During August’s hearings, Carley played a video from Read’s first trial showing Proctor reading text messages to a friend, in which he said he thought, at one point, that O’Keefe might have been beaten, and that Read “waffled” him with a vehicle.
Carley said Proctor “consumed alcohol and then operated his cruiser while on duty, released confidential information to individuals outside of law enforcement and called suspect and eventual defendant, Karen Read, ‘a babe,’ ‘a nut bag.'”
Moynihan said Proctor’s personal feelings about Read did not impact the integrity of the investigation or the outcome of the case against Read.
“Michael Proctor did not commit a crime. Michael Proctor did not violate a specific policy prohibiting personal conduct on a personal phone, because there is no specific policy. Those are two very important facts to remember in this case,” Moynihan said.
In his now-withdrawn written appeal, Proctor said he was never disciplined prior to this case and that all messages in question were sent on a personal phone while he was off duty, with an expectation of his right to privacy. Ultimately, Proctor said that he was treated unfairly.
During Read’s first trial, Proctor was questioned about messages he shared with a group of friends. After reading one of the messages in which he called Read a “whack job” and an expletive, he apologized to the jury for his “unprofessional” comments.

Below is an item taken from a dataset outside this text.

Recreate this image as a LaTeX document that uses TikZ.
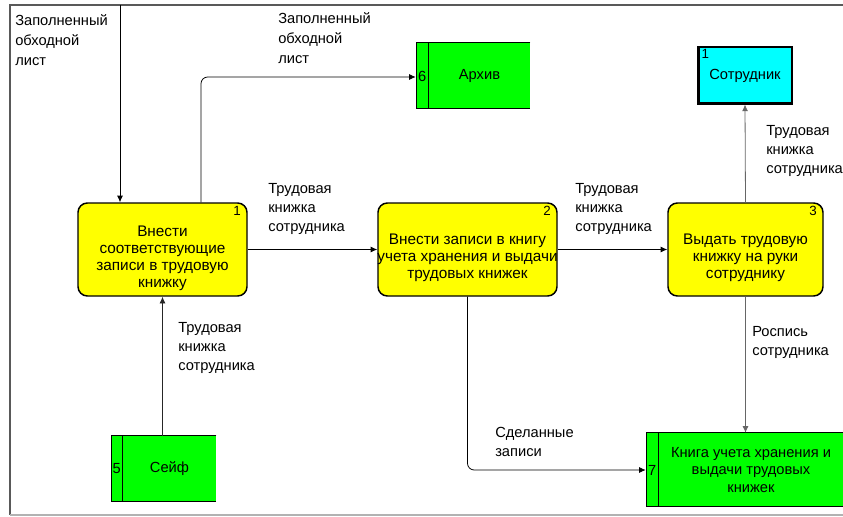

In another text message, Proctor told his sister that he hoped Read would kill herself. Proctor described his messages as “very regrettable.”
Proctor was suspended and later terminated in the wake of Read’s first trial, which ended with a hung jury.
Read was ultimately found not guilty of murder in the death of O’Keefe in a second trial, but was convicted of OUI.
Proctor has denied planting evidence during the investigation, and his family said they faced harassment as a result of the high-profile case.
The president of the State Police Association of Massachusetts, Brian Williams said the union’s executive board voted to unanimously cut all support for Proctor’s appeal.
“Following the discovery of new evidence from Michael Proctor’s cell phone, the State Police Association of Massachusetts’ Executive Board unanimously voted to sever all support for his appeal. We hope this decisive move closes a deeply embarrassing chapter in State Police history,” Williams said.
After the trial board’s decision, Proctor’s family said they were “truly disappointed with the trial board’s decision.
“It lacks precedent, and unfairly exploits and scapegoats one of their own, a trooper with a 12-year unblemished record. Despite the Massachusetts State Police’s dubious and relentless efforts to find more inculpatory evidence against Michael Proctor on his phones, computers and cruiser data, the messages on his personal phone — referring to the person who killed a fellow beloved Boston Police Officer — are all that they found.
“The messages prove one thing, and that Michael is human — not corrupt, not incompetent in his role as a homicide detective, and certainly not unfit to continue to be a Massachusetts State Trooper.”
Alan Jackson, who represented Read during both criminal trials, released a statement regarding proctor’s appeal withdrawal:
“Michael Proctor’s sudden withdrawal of his appeal wasn’t an act of humility — it was self-preservation. He learned investigators had recovered text messages from his private phone dating back years, and he wanted no part of what those messages would reveal,” Jackson said. “He didn’t accept accountability—it hunted him down. And as Col. Noble admitted, the years-long corruption is systemic.”